Risk management capacity is also essentially linked with deep tech. After successful commercialisation, a company’s cash flow and reputation may increase exponentially, but the same goes for the risks. Sometimes, an excellent product idea can fail simply because of timing.
“For example, Nokia had a long and comprehensive investment programme for the development of Wi-Fi technology, but eventually abandoned it. Immediately afterwards, Wi-Fi took off. It was not a lack of expertise, just timing.”
The green transition and circular economy are drivers that push us to think more carefully about the efficiency of all production.

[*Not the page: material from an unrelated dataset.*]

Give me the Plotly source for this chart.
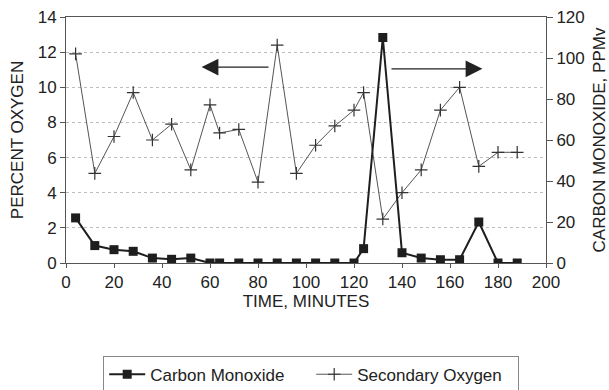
import plotly.graph_objects as go

# Sampling times (minutes)
time_min = [4, 12, 20, 28, 36, 44, 52, 60, 64, 72, 80, 88, 96, 104, 112,
            120, 124, 132, 140, 148, 156, 164, 172, 180, 188]

# Carbon monoxide, ppmv (right axis)
carbon_monoxide = [22, 8.5, 6.5, 5.7, 2.4, 1.8, 2.4, 0, 0, 0, 0, 0, 0, 0, 0,
                   0, 7, 110, 5, 2.4, 1.6, 1.6, 20, 0, 0]

# Secondary oxygen, percent (left axis)
secondary_oxygen = [11.9, 5.1, 7.2, 9.7, 7.0, 7.9, 5.3, 9.0, 7.4, 7.6, 4.6,
                    12.4, 5.1, 6.7, 7.8, 8.7, 9.7, 2.5, 4.0, 5.3, 8.7, 10.0,
                    5.5, 6.3, 6.3]

x_ticks = [0, 20, 40, 60, 80, 100, 120, 140, 160, 180, 200]
left_ticks = [0, 2, 4, 6, 8, 10, 12, 14]
right_ticks = [0, 20, 40, 60, 80, 100, 120]

FONT = "Liberation Sans, Arial, Helvetica, sans-serif"
TXT = "#222222"
AX = "#555555"

fig = go.Figure()

fig.add_trace(go.Scatter(
    x=time_min, y=carbon_monoxide, name="Carbon Monoxide", yaxis="y2",
    mode="lines+markers",
    line=dict(color="#1e1e1e", width=2),
    marker=dict(symbol="square", size=9, color="#1e1e1e"),
))

fig.add_trace(go.Scatter(
    x=time_min, y=secondary_oxygen, name="Secondary Oxygen", yaxis="y",
    mode="lines+markers",
    line=dict(color="#555555", width=1),
    marker=dict(symbol="cross-thin", size=9,
                line=dict(color="#333333", width=1.2)),
))

# Arrows pointing each series to its axis
fig.add_annotation(x=56.5, y=11.15, ax=85, ay=11.15, xref="x", yref="y",
                   axref="x", ayref="y", text="", showarrow=True,
                   arrowhead=2, arrowsize=2.8, arrowwidth=1.2,
                   arrowcolor="#222222")
fig.add_annotation(x=173.5, y=11.05, ax=135, ay=11.05, xref="x", yref="y",
                   axref="x", ayref="y", text="", showarrow=True,
                   arrowhead=2, arrowsize=2.8, arrowwidth=1.2,
                   arrowcolor="#222222")

fig.update_layout(
    width=609, height=390,
    margin=dict(l=66, r=63, t=17, b=127, autoexpand=False),
    paper_bgcolor="white", plot_bgcolor="white",
    font=dict(family=FONT, size=17, color=TXT),
    showlegend=True,
    legend=dict(orientation="h", xref="container", x=0.511, xanchor="center",
                yref="container", y=0.088, yanchor="top",
                bordercolor="#888888", borderwidth=1,
                font=dict(size=17, color=TXT), traceorder="normal",
                itemwidth=36, entrywidth=156),
    xaxis=dict(range=[0, 200], tickvals=x_ticks, showgrid=False,
               automargin=False,
               zeroline=False, showline=True, linecolor=AX, linewidth=1,
               mirror=True, ticks="outside", ticklen=4, tickcolor=AX,
               title=dict(text="TIME, MINUTES", standoff=0,
                          font=dict(size=17))),
    yaxis=dict(range=[0, 14], tickvals=left_ticks, showgrid=True,
               automargin=False,
               gridcolor="#bdbdbd", griddash="dot", gridwidth=1,
               zeroline=False, showline=True, linecolor=AX, linewidth=1,
               ticks="outside", ticklen=5, tickcolor=AX,
               title=dict(text="PERCENT OXYGEN", standoff=9,
                          font=dict(size=17))),
    yaxis2=dict(range=[0, 120], tickvals=right_ticks, overlaying="y",
                automargin=False,
                side="right", showgrid=False, zeroline=False,
                showline=True, linecolor=AX, linewidth=1,
                ticks="outside", ticklen=6, tickcolor=AX,
                title=dict(text="CARBON MONOXIDE, PPMv", standoff=18,
                           font=dict(size=17))),
)

fig.write_html("out.html")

The forest sector lives and breathes deep tech
Vasara believes that the forest industry and its products will be almost solely based on deep tech in the future. He thinks this will be a good thing, because the product portfolio will shift to products of higher added value. The same is also true for pulp, even though its traditional advantage has been the bulk quality consistency shipped to the customer from the mill.
“Cellulose as a downstream product will not go away. Instead, its production methods and end products will change. The green transition and circular economy are drivers that push us to think more carefully about the efficiency of all production. We need to be able to use the same raw materials to make more and better products with less production investment. I believe that in future, pulp’s added value will increasingly be seen as its competitive advantage, instead of the sheer volume the mill can produce every day.”

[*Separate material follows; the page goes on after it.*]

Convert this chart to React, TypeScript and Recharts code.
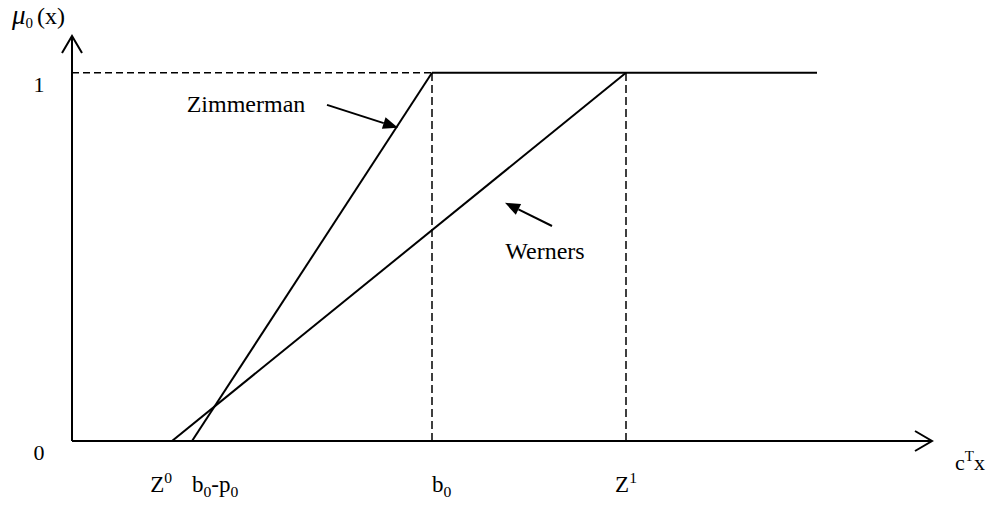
import React from 'react';
import { LineChart, Line, XAxis, YAxis, ReferenceLine, ReferenceDot } from 'recharts';

// membership function endpoints: (objective value, membership degree)
const zimmerman = [{ x: 6, y: 0 }, { x: 18, y: 1 }];
const werners = [{ x: 5, y: 0 }, { x: 27.7, y: 1 }];
const plateau = [{ x: 18, y: 1 }, { x: 37.25, y: 1 }];

const xTicks = [5, 6, 18, 27.7];
const xTickLabels = ['Z^0', 'b_0-p_0', 'b_0', 'Z^1'];
const yTicks = [0, 1];

const X_MAX = 43;
const Y_MAX = 1.1;
const FONT = '"Liberation Serif", "Times New Roman", serif';
const FS = 24;

const tickAnchor: Record<string, 'start' | 'middle' | 'end'> = {
  'Z^0': 'end',
  'b_0-p_0': 'start',
  'b_0': 'start',
  'Z^1': 'middle',
};

// renders "Z^0" / "b_0-p_0" style strings with sup/sub tspans
const richText = (s: string, size: number) => {
  const parts = s.split(/([\^_]\w)/).filter(Boolean);
  const out: React.ReactNode[] = [];
  let shift = 0;
  parts.forEach((p, i) => {
    if (p[0] === '^' || p[0] === '_') {
      const d = p[0] === '^' ? -size * 0.4 : size * 0.2;
      out.push(<tspan key={i} dy={d - shift} fontSize={size * 0.68}>{p.slice(1)}</tspan>);
      shift = d;
    } else {
      out.push(<tspan key={i} dy={-shift} fontSize={size}>{p}</tspan>);
      shift = 0;
    }
  });
  return out;
};

const XTick = (props: any) => {
  const { x, y, payload } = props;
  const label = xTickLabels[xTicks.indexOf(payload.value)];
  return (
    <text x={x} y={y + 51} textAnchor={tickAnchor[label]} fontFamily={FONT} fontSize={23} fill="#000">
      {richText(label, 23)}
    </text>
  );
};

const YTick = (props: any) => {
  const { y, payload } = props;
  return (
    <text x={39} y={y + 19} textAnchor="middle" fontFamily={FONT} fontSize={22} fill="#000">
      {payload.value}
    </text>
  );
};

const axisArrow = (dir: 'up' | 'right') => (p: any) => {
  const { cx, cy } = p;
  const d = dir === 'up'
    ? `M${cx - 10},${cy + 17} L${cx},${cy} L${cx + 10},${cy + 17}`
    : `M${cx - 17},${cy - 10} L${cx},${cy} L${cx - 17},${cy + 10}`;
  return <path d={d} stroke="#000" strokeWidth={2} fill="none" />;
};

const pointer = (p: any) => {
  const { x1, y1, x2, y2 } = p;
  const a = Math.atan2(y2 - y1, x2 - x1);
  const len = 15;
  const w = 6;
  const bx = x2 - len * Math.cos(a);
  const by = y2 - len * Math.sin(a);
  const nx = -Math.sin(a) * w;
  const ny = Math.cos(a) * w;
  return (
    <g>
      <line x1={x1} y1={y1} x2={bx} y2={by} stroke="#000" strokeWidth={2} />
      <path d={`M${x2},${y2} L${bx + nx},${by + ny} L${bx - nx},${by - ny} Z`} fill="#000" />
    </g>
  );
};

const note = (text: string) => (p: any) => (
  <text x={p.cx} y={p.cy} textAnchor="middle" dominantBaseline="central" fontFamily={FONT} fontSize={FS} fill="#000">
    {text}
  </text>
);

const YLabel = () => (
  <text x={12} y={24} fontFamily={FONT} fill="#000">
    <tspan fontSize={27} fontStyle="italic">μ</tspan>
    <tspan fontSize={15} dy={4}>0</tspan>
    <tspan fontSize={24} dy={-4} dx={4}>(x)</tspan>
  </text>
);

const XLabel = () => (
  <text x={955} y={470} fontFamily={FONT} fill="#000" fontSize={22}>
    {richText('c^Tx', 22)}
  </text>
);

export default function App() {
  return (
    <div style={{ position: 'absolute', left: 0, top: 0, background: '#fff' }}>
      <LineChart
        width={1001}
        height={507}
        margin={{ top: 36, right: 69, bottom: 65, left: 71 }}
      >
        <XAxis
          type="number"
          dataKey="x"
          domain={[0, X_MAX]}
          ticks={xTicks}
          tick={<XTick />}
          tickLine={false}
          tickSize={0}
          tickMargin={0}
          axisLine={{ stroke: '#000', strokeWidth: 2 }}
          height={1}
          allowDataOverflow
        />
        <YAxis
          type="number"
          dataKey="y"
          domain={[0, Y_MAX]}
          ticks={yTicks}
          tick={<YTick />}
          tickLine={false}
          tickSize={0}
          tickMargin={0}
          axisLine={{ stroke: '#000', strokeWidth: 2 }}
          width={1}
          allowDataOverflow
        />

        <ReferenceLine segment={[{ x: 0, y: 1 }, { x: 18, y: 1 }]} stroke="#000" strokeWidth={1.5} strokeDasharray="7 4" ifOverflow="visible" />
        <ReferenceLine segment={[{ x: 18, y: 0 }, { x: 18, y: 1 }]} stroke="#000" strokeWidth={1.5} strokeDasharray="8 4" ifOverflow="visible" />
        <ReferenceLine segment={[{ x: 27.7, y: 0 }, { x: 27.7, y: 1 }]} stroke="#000" strokeWidth={1.5} strokeDasharray="8 4" ifOverflow="visible" />

        <Line data={zimmerman} dataKey="y" stroke="#000" strokeWidth={2} dot={false} isAnimationActive={false} />
        <Line data={werners} dataKey="y" stroke="#000" strokeWidth={2} dot={false} isAnimationActive={false} />
        <Line data={plateau} dataKey="y" stroke="#000" strokeWidth={2} dot={false} isAnimationActive={false} />

        <ReferenceDot x={X_MAX} y={0} r={0} shape={axisArrow('right')} ifOverflow="visible" />
        <ReferenceDot x={0} y={Y_MAX} r={0} shape={axisArrow('up')} ifOverflow="visible" />

        <ReferenceLine segment={[{ x: 12.75, y: 0.913 }, { x: 16.3, y: 0.851 }]} shape={pointer} ifOverflow="visible" />
        <ReferenceLine segment={[{ x: 24, y: 0.584 }, { x: 21.65, y: 0.647 }]} shape={pointer} ifOverflow="visible" />
        <ReferenceDot x={8.7} y={0.916} r={0} shape={note('Zimmerman')} ifOverflow="visible" />
        <ReferenceDot x={23.65} y={0.516} r={0} shape={note('Werners')} ifOverflow="visible" />

        <YLabel />
        <XLabel />
      </LineChart>
    </div>
  );
}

Vasara believes that pulp and other wood-based raw materials will be used for completely new purposes in the future.
“By dissolving and recrystallising pulp, we can make products such as transparent flexible films. Such films can be used for water purification, for instance. Cellulose molecules also have great optical properties, which can be used in optical sensors.”
Pulp and wood are still green gold, and Finland’s trump card is its deep understanding of proper forest management. Vasara says Finland and Sweden understand the importance of measures such as thinning. Elsewhere in the EU, forest protection takes priority over everything else.

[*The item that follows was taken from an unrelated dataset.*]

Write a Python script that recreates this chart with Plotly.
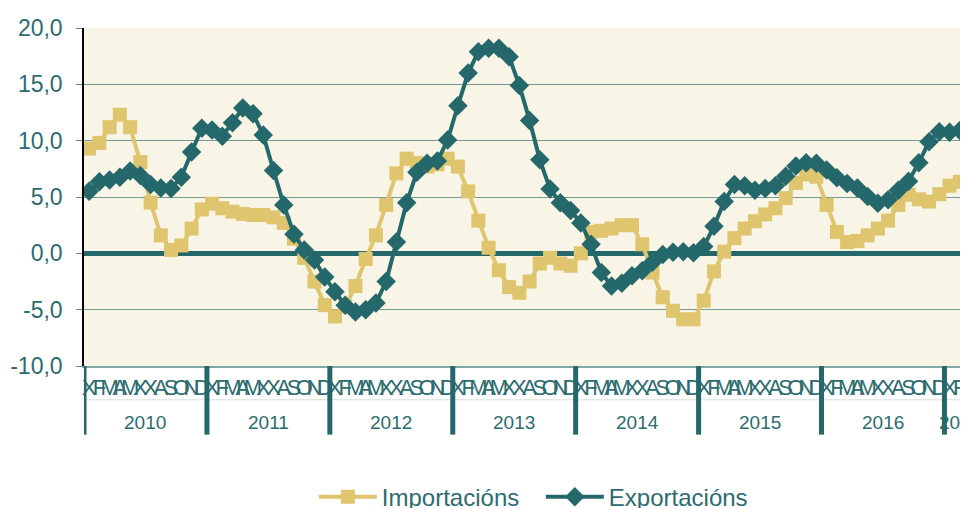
import plotly.graph_objects as go

MONTHS = ["X", "F", "M", "A", "M", "X", "X", "A", "S", "O", "N", "D"]
YEARS = ["2010", "2011", "2012", "2013", "2014", "2015", "2016", "2017"]
Y_TICKS = [-10, -5, 0, 5, 10, 15, 20]
Y_TICK_TEXT = ["-10,0", "-5,0", "0,0", "5,0", "10,0", "15,0", "20,0"]

importacions = [
    9.3, 9.8, 11.2, 12.3, 11.2, 8.1, 4.5, 1.6, 0.3, 0.7, 2.2, 3.9,
    4.4, 4.0, 3.7, 3.5, 3.4, 3.4, 3.2, 2.7, 1.3, -0.4, -2.5, -4.6,
    -5.6, -4.7, -2.9, -0.5, 1.6, 4.3, 7.1, 8.4, 8.0, 7.7, 7.9, 8.4,
    7.7, 5.5, 2.9, 0.5, -1.5, -3.0, -3.5, -2.5, -0.9, -0.4, -0.9, -1.1,
    0.0, 1.9, 2.0, 2.2, 2.5, 2.5, 0.8, -1.7, -3.9, -5.1, -5.85, -5.85,
    -4.2, -1.6, 0.15, 1.35, 2.2, 2.85, 3.45, 4.0, 4.9, 6.25, 7.0, 6.8,
    4.3, 1.9, 1.0, 1.1, 1.6, 2.2, 2.9, 4.3, 5.2, 4.8, 4.6, 5.25,
    6.0, 6.35, 6.4,
]
exportacions = [
    5.5, 6.35, 6.5, 6.75, 7.3, 6.9, 6.1, 5.8, 5.75, 6.75, 9.0, 11.1,
    10.95, 10.4, 11.6, 12.9, 12.4, 10.5, 7.35, 4.3, 1.7, 0.3, -0.6, -2.1,
    -3.4, -4.6, -5.2, -5.0, -4.4, -2.5, 1.0, 4.5, 7.2, 8.0, 8.2, 10.05,
    13.1, 16.0, 17.9, 18.2, 18.2, 17.45, 14.9, 11.8, 8.3, 5.7, 4.5, 3.8,
    2.7, 0.8, -1.7, -2.9, -2.65, -2.0, -1.55, -0.8, -0.1, 0.1, 0.15, 0.05,
    0.6, 2.4, 4.6, 6.1, 6.0, 5.6, 5.75, 6.0, 6.85, 7.75, 8.05, 8.0,
    7.4, 6.7, 6.2, 5.8, 5.05, 4.45, 4.75, 5.6, 6.4, 8.05, 9.9, 10.8,
    10.75, 10.9, 11.1,
]

GOLD = "#DFC56E"
TEAL = "#25686B"
TXT = "#2C6C6E"

n = len(importacions)
xs = list(range(n))
ticktext = [MONTHS[i % 12] for i in xs]

fig = go.Figure()
fig.add_trace(go.Scatter(
    x=xs, y=importacions, name="Importacións", mode="lines+markers",
    line=dict(color=GOLD, width=4),
    marker=dict(symbol="square", size=14, color=GOLD),
))
fig.add_trace(go.Scatter(
    x=xs, y=exportacions, name="Exportacións", mode="lines+markers",
    line=dict(color=TEAL, width=4),
    marker=dict(symbol="diamond", size=15, color=TEAL),
))

FONT = "Liberation Sans, Arial, sans-serif"

# plot area: 338 px tall
shapes = []
annotations = []
for k, yr in enumerate(YEARS):
    start = 12 * k
    end = min(12 * k + 11, n - 1)
    shapes.append(dict(type="line", xref="x", yref="paper",
                       x0=start - 0.5, x1=start - 0.5, y0=0, y1=-0.203,
                       line=dict(color=TEAL, width=5), layer="above"))
    annotations.append(dict(xref="x", yref="paper", x=(start + end) / 2, y=-0.166,
                            text=yr, showarrow=False, yanchor="middle",
                            font=dict(family=FONT, size=19, color=TXT)))
shapes.insert(0, dict(type="line", xref="paper", yref="paper", x0=0, x1=1.1,
                      y0=-0.1, y1=-0.1, line=dict(color="#D3E0DF", width=1)))

fig.update_layout(
    width=960, height=500,
    margin=dict(l=76, r=0, t=20, b=142, autoexpand=False),
    paper_bgcolor="white",
    plot_bgcolor="#F8F4E6",
    font=dict(family=FONT, color=TXT),
    showlegend=True,
    legend=dict(orientation="h", x=0.260, xanchor="left", y=-0.388, yanchor="middle",
                font=dict(family=FONT, size=24, color=TXT), itemwidth=58,
                entrywidth=154, bgcolor="rgba(0,0,0,0)"),
    shapes=shapes,
    annotations=annotations,
)
fig.update_xaxes(
    range=[-0.5, 85.8], tickmode="array", tickvals=xs, ticktext=ticktext,
    tickangle=0, showgrid=False, zeroline=False,
    showline=True, linecolor="#7FA8A6", linewidth=2,
    ticks="", ticklabelstandoff=1,
    tickfont=dict(family="Liberation Sans Narrow, Liberation Sans, Arial", size=22, color=TXT),
)
fig.update_yaxes(
    range=[-10, 20], tickmode="array", tickvals=Y_TICKS, ticktext=Y_TICK_TEXT,
    showgrid=True, gridcolor="#739A94", gridwidth=1,
    zeroline=True, zerolinecolor=TEAL, zerolinewidth=5,
    showline=True, linecolor="black", linewidth=1.5,
    ticks="outside", ticklen=6, tickcolor="#808080", ticklabelstandoff=9,
    tickfont=dict(family=FONT, size=23, color=TXT),
)

fig.write_html("out.html")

“Our challenge is to prove to the rest of the world that how we manage commercial forests is part of sustainability.”
Sustainability is not about stopping everything
A good example of a pioneering deep tech company is Onego Bio, which began under VTT. The company has developed a way to synthesize egg white - albumen - from fungus. This innovation has applications in sectors like the bakery industry and will revolutionise traditions and reduce the carbon footprints of products.
Vasara admits that sustainability often has many implicitly negative associations like: stop this or reduce that. Of course, the lower consumption of materials is good, but it does not have to mean that the product will be worse or a compromise for the consumer.
“I do not really understand the idea that consumers must be able to make the environmentally friendly decision by themselves. Why do we still even have environmentally unfriendly decisions? Why do we assume consumers need to be experts and know what to choose? Surely, we ought to be able to trust that if a product has ended up on the market, it is also the most environmentally friendly and healthy option.”
And where eggs are concerned, you will still be able to eat traditional organic eggs in the future, even though the bakery industry may be able to use egg white produced with the help of new technologies.
“The products we use as consumers can still be just as good as before. It is just that they will be made in a smarter way. Our quality of life does not need to deteriorate. And at the same time, we can make these new innovations into Finland’s new export products that also have a positive impact on the climate.”